WHAT TO DO: Retype the opening lines of the data exactly, stopping after the line that contains "[2, 4, 5, 6, 8]". Skip every picture.

(begin)

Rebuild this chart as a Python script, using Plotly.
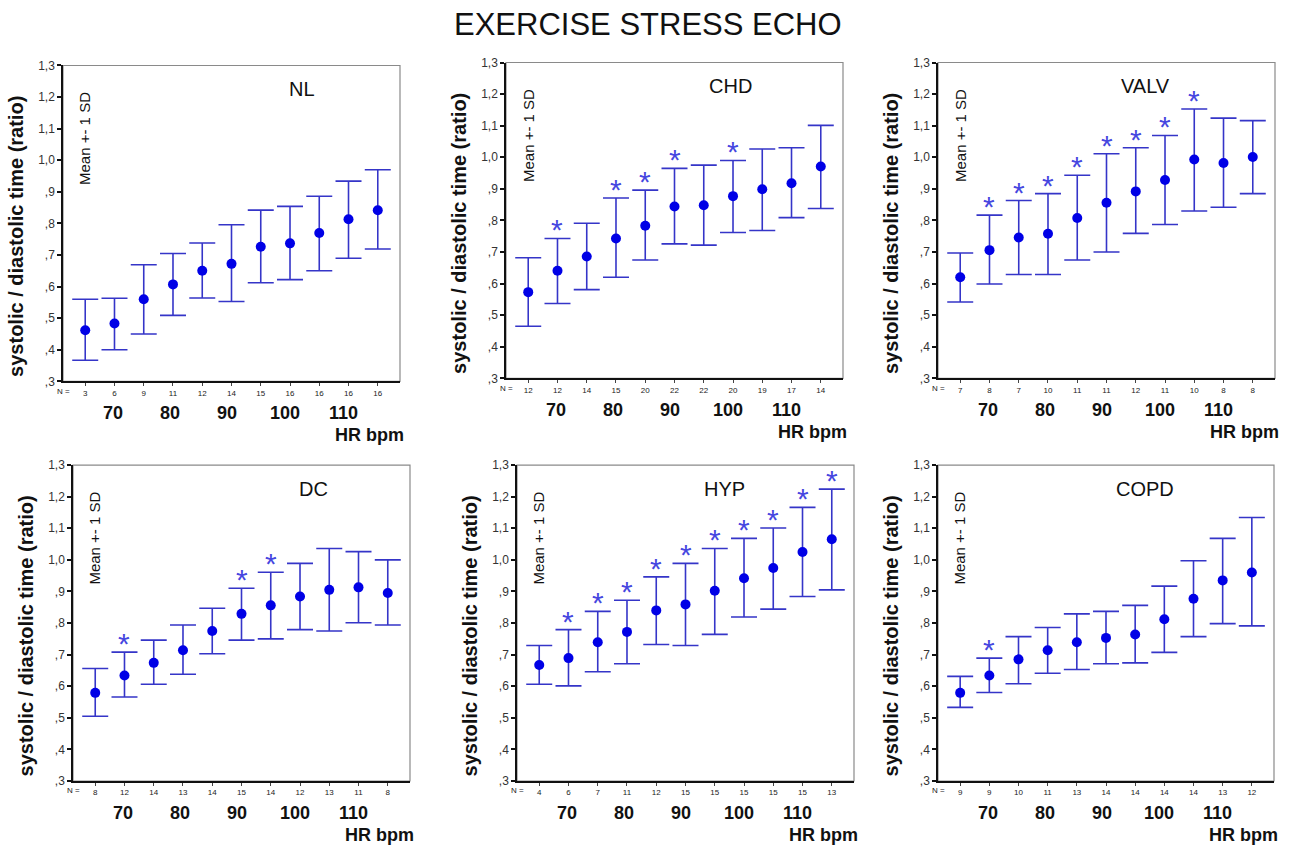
import plotly.graph_objects as go

# ---------------- data ----------------
panel_names = ["NL", "CHD", "VALV", "DC", "HYP", "COPD"]
categories = list(range(1, 12))

nl_mean  = [0.462, 0.483, 0.560, 0.607, 0.650, 0.672, 0.726, 0.737, 0.770, 0.813, 0.842]
nl_upper = [0.560, 0.563, 0.669, 0.705, 0.738, 0.796, 0.842, 0.854, 0.886, 0.934, 0.970]
nl_lower = [0.367, 0.400, 0.450, 0.509, 0.564, 0.553, 0.612, 0.622, 0.650, 0.690, 0.719]
nl_n     = [3, 6, 9, 11, 12, 14, 15, 16, 16, 16, 16]
nl_star  = []

chd_mean  = [0.573, 0.641, 0.686, 0.743, 0.783, 0.844, 0.848, 0.877, 0.899, 0.918, 0.971]
chd_upper = [0.682, 0.743, 0.791, 0.871, 0.896, 0.965, 0.975, 0.990, 1.026, 1.030, 1.101]
chd_lower = [0.465, 0.537, 0.581, 0.620, 0.675, 0.726, 0.722, 0.762, 0.768, 0.809, 0.838]
chd_n     = [12, 12, 14, 15, 20, 22, 22, 20, 19, 17, 14]
chd_star  = [2, 4, 5, 6, 8]

valv_mean  = [0.620, 0.706, 0.746, 0.758, 0.808, 0.856, 0.892, 0.928, 0.993, 0.982, 1.001]
valv_upper = [0.697, 0.817, 0.863, 0.885, 0.943, 1.011, 1.030, 1.069, 1.153, 1.124, 1.116]
valv_lower = [0.542, 0.599, 0.629, 0.629, 0.675, 0.700, 0.759, 0.787, 0.830, 0.842, 0.885]
valv_n     = [7, 8, 7, 10, 11, 11, 12, 11, 10, 8, 8]
valv_star  = [2, 3, 4, 5, 6, 7, 8, 9]

dc_mean  = [0.579, 0.634, 0.674, 0.714, 0.775, 0.829, 0.856, 0.884, 0.905, 0.913, 0.895]
dc_upper = [0.656, 0.708, 0.746, 0.794, 0.847, 0.910, 0.961, 0.989, 1.036, 1.026, 1.000]
dc_lower = [0.505, 0.566, 0.606, 0.638, 0.703, 0.746, 0.750, 0.779, 0.775, 0.801, 0.794]
dc_n     = [8, 12, 14, 13, 14, 15, 14, 12, 13, 11, 8]
dc_star  = [2, 6, 7]

hyp_mean  = [0.667, 0.689, 0.739, 0.772, 0.840, 0.859, 0.902, 0.942, 0.974, 1.025, 1.065]
hyp_upper = [0.729, 0.779, 0.837, 0.872, 0.946, 0.989, 1.036, 1.068, 1.101, 1.166, 1.224]
hyp_lower = [0.606, 0.601, 0.646, 0.671, 0.732, 0.729, 0.764, 0.819, 0.844, 0.884, 0.905]
hyp_n     = [4, 6, 7, 11, 12, 15, 15, 15, 15, 15, 13]
hyp_star  = [2, 3, 4, 5, 6, 7, 8, 9, 10, 11]

copd_mean  = [0.579, 0.634, 0.685, 0.714, 0.739, 0.753, 0.764, 0.812, 0.877, 0.935, 0.960]
copd_upper = [0.631, 0.689, 0.757, 0.786, 0.829, 0.837, 0.856, 0.917, 0.997, 1.068, 1.134]
copd_lower = [0.533, 0.580, 0.608, 0.641, 0.653, 0.671, 0.674, 0.707, 0.757, 0.798, 0.791]
copd_n     = [9, 9, 10, 11, 13, 14, 14, 14, 14, 13, 12]
copd_star  = [2]

y_tick_vals = [0.3, 0.4, 0.5, 0.6, 0.7, 0.8, 0.9, 1.0, 1.1, 1.2, 1.3]
y_tick_text = [",3", ",4", ",5", ",6", ",7", ",8", ",9", "1,0", "1,1", "1,2", "1,3"]
hr_labels = ["70", "80", "90", "100", "110"]

title_text = "EXERCISE STRESS ECHO"
y_title = "systolic / diastolic time (ratio)"
sd_text = "Mean +- 1 SD"
x_title = "HR bpm"

panels = [
    (nl_mean, nl_upper, nl_lower, nl_n, nl_star),
    (chd_mean, chd_upper, chd_lower, chd_n, chd_star),
    (valv_mean, valv_upper, valv_lower, valv_n, valv_star),
    (dc_mean, dc_upper, dc_lower, dc_n, dc_star),
    (hyp_mean, hyp_upper, hyp_lower, hyp_n, hyp_star),
    (copd_mean, copd_upper, copd_lower, copd_n, copd_star),
]

# ---------------- layout / style ----------------
W, H = 1290, 851
boxes = [(63, 64, 400, 381), (506, 61, 843, 378), (938, 61, 1275, 378),
         (73, 465, 410, 782), (517, 465, 854, 782), (938, 465, 1274, 782)]
label_pos = [8.41, 7.9, 7.32, 8.45, 7.35, 7.35]
hr_pos = [1.95, 3.9, 5.85, 7.83, 9.83]


def vy(y):
    # vertical pixel placement (compensates the page capture offset)
    return (y - 5.3) / 0.987


FONT = "Arial, 'Liberation Sans', sans-serif"
MARK = "#0000e6"
ERR = "#3535c8"
STAR = "#4646e0"

fig = go.Figure()
annotations = []
shapes = []
layout_axes = {}

for i, (mean, upper, lower, nvals, stars) in enumerate(panels):
    k = "" if i == 0 else str(i + 1)
    xa, ya = "x" + k, "y" + k
    x0, y0, x1, y1 = boxes[i]
    plus = [u - m for u, m in zip(upper, mean)]
    minus = [m - l for m, l in zip(mean, lower)]
    fig.add_trace(go.Scatter(
        x=categories, y=mean, mode="markers",
        marker=dict(size=10, color=MARK),
        error_y=dict(type="data", symmetric=False, array=plus, arrayminus=minus,
                     color=ERR, thickness=1.6, width=13),
        xaxis=xa, yaxis=ya, showlegend=False, hoverinfo="skip"))

    layout_axes["xaxis" + k] = dict(
        domain=[x0 / W, x1 / W], range=[0.24, 11.76], anchor=ya,
        tickvals=categories, ticktext=[str(v) for v in nvals],
        tickfont=dict(size=8, color="#222", family=FONT),
        ticks="outside", ticklen=3, tickwidth=1, tickcolor="#444",
        showline=True, linecolor="#111", linewidth=1.5,
        showgrid=False, zeroline=False, fixedrange=True)
    layout_axes["yaxis" + k] = dict(
        domain=[1 - vy(y1) / H, 1 - vy(y0) / H], range=[0.3, 1.3], anchor=xa,
        tickvals=y_tick_vals, ticktext=y_tick_text,
        tickfont=dict(size=12, color="#333", family=FONT),
        ticks="outside", ticklen=4, tickwidth=2, tickcolor="#111",
        showline=True, linecolor="#111", linewidth=1.5,
        showgrid=False, zeroline=False, fixedrange=True)

    shapes.append(dict(type="rect", xref=xa + " domain", yref=ya + " domain",
                       x0=0, x1=1, y0=0, y1=1, line=dict(color="#8a8a8a", width=1.2),
                       layer="below"))

    # panel name
    annotations.append(dict(text=panel_names[i], xref=xa, yref=ya, x=label_pos[i], y=1.225,
                            showarrow=False, font=dict(size=20, color="#111", family=FONT)))
    # Mean +- 1 SD
    annotations.append(dict(text=sd_text, xref=xa + " domain", yref=ya + " domain",
                            x=0, y=1, xanchor="center", yanchor="top", xshift=22, yshift=-25,
                            textangle=-90, showarrow=False,
                            font=dict(size=15, color="#111", family=FONT)))
    # y title
    annotations.append(dict(text="<b>" + y_title + "</b>", xref=xa + " domain", yref=ya + " domain",
                            x=0, y=0, xanchor="center", yanchor="bottom", xshift=-47, yshift=2,
                            textangle=-90, showarrow=False,
                            font=dict(size=20, color="#111", family=FONT)))
    # N =
    annotations.append(dict(text="N =", xref=xa + " domain", yref=ya + " domain",
                            x=0, y=0, xanchor="center", yanchor="middle", yshift=-10,
                            showarrow=False, font=dict(size=8, color="#222", family=FONT)))
    # HR labels
    for lab, pos in zip(hr_labels, hr_pos):
        annotations.append(dict(text="<b>" + lab + "</b>", xref=xa, yref=ya + " domain",
                                x=pos, y=0, yanchor="middle", yshift=-32, showarrow=False,
                                font=dict(size=18, color="#111", family=FONT)))
    annotations.append(dict(text="<b>" + x_title + "</b>", xref=xa + " domain", yref=ya + " domain",
                            x=1, y=0, xanchor="right", yanchor="middle", xshift=6, yshift=-54,
                            showarrow=False, font=dict(size=18, color="#111", family=FONT)))
    # significance stars
    for c in stars:
        annotations.append(dict(text="*", xref=xa, yref=ya, x=c, y=upper[c - 1],
                                yanchor="bottom", yshift=-10, showarrow=False,
                                font=dict(size=30, color=STAR, family=FONT)))

annotations.append(dict(text=title_text, xref="paper", yref="paper", x=648 / W, y=1 - vy(23) / H,
                        xanchor="center", yanchor="middle", showarrow=False,
                        font=dict(size=31, color="#111", family=FONT)))

fig.update_layout(width=W, height=H, margin=dict(l=0, r=0, t=0, b=0),
                  paper_bgcolor="white", plot_bgcolor="white",
                  annotations=annotations, shapes=shapes, **layout_axes)

post = (
    "document.documentElement.style.margin='0';"
    "document.body.style.margin='0';"
    "document.body.style.overflow='hidden';"
    "document.documentElement.style.overflow='hidden';"
    "var gd=document.getElementById('{plot_id}');"
    "gd.style.position='fixed';gd.style.left='0px';gd.style.top='0px';"
)
fig.write_html("out.html", config={"displayModeBar": False}, post_script=post)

(end)

THE COMPLETED TASK:
Rebuild this chart as a Python script, using Plotly.
import plotly.graph_objects as go

# ---------------- data ----------------
panel_names = ["NL", "CHD", "VALV", "DC", "HYP", "COPD"]
categories = list(range(1, 12))

nl_mean  = [0.462, 0.483, 0.560, 0.607, 0.650, 0.672, 0.726, 0.737, 0.770, 0.813, 0.842]
nl_upper = [0.560, 0.563, 0.669, 0.705, 0.738, 0.796, 0.842, 0.854, 0.886, 0.934, 0.970]
nl_lower = [0.367, 0.400, 0.450, 0.509, 0.564, 0.553, 0.612, 0.622, 0.650, 0.690, 0.719]
nl_n     = [3, 6, 9, 11, 12, 14, 15, 16, 16, 16, 16]
nl_star  = []

chd_mean  = [0.573, 0.641, 0.686, 0.743, 0.783, 0.844, 0.848, 0.877, 0.899, 0.918, 0.971]
chd_upper = [0.682, 0.743, 0.791, 0.871, 0.896, 0.965, 0.975, 0.990, 1.026, 1.030, 1.101]
chd_lower = [0.465, 0.537, 0.581, 0.620, 0.675, 0.726, 0.722, 0.762, 0.768, 0.809, 0.838]
chd_n     = [12, 12, 14, 15, 20, 22, 22, 20, 19, 17, 14]
chd_star  = [2, 4, 5, 6, 8]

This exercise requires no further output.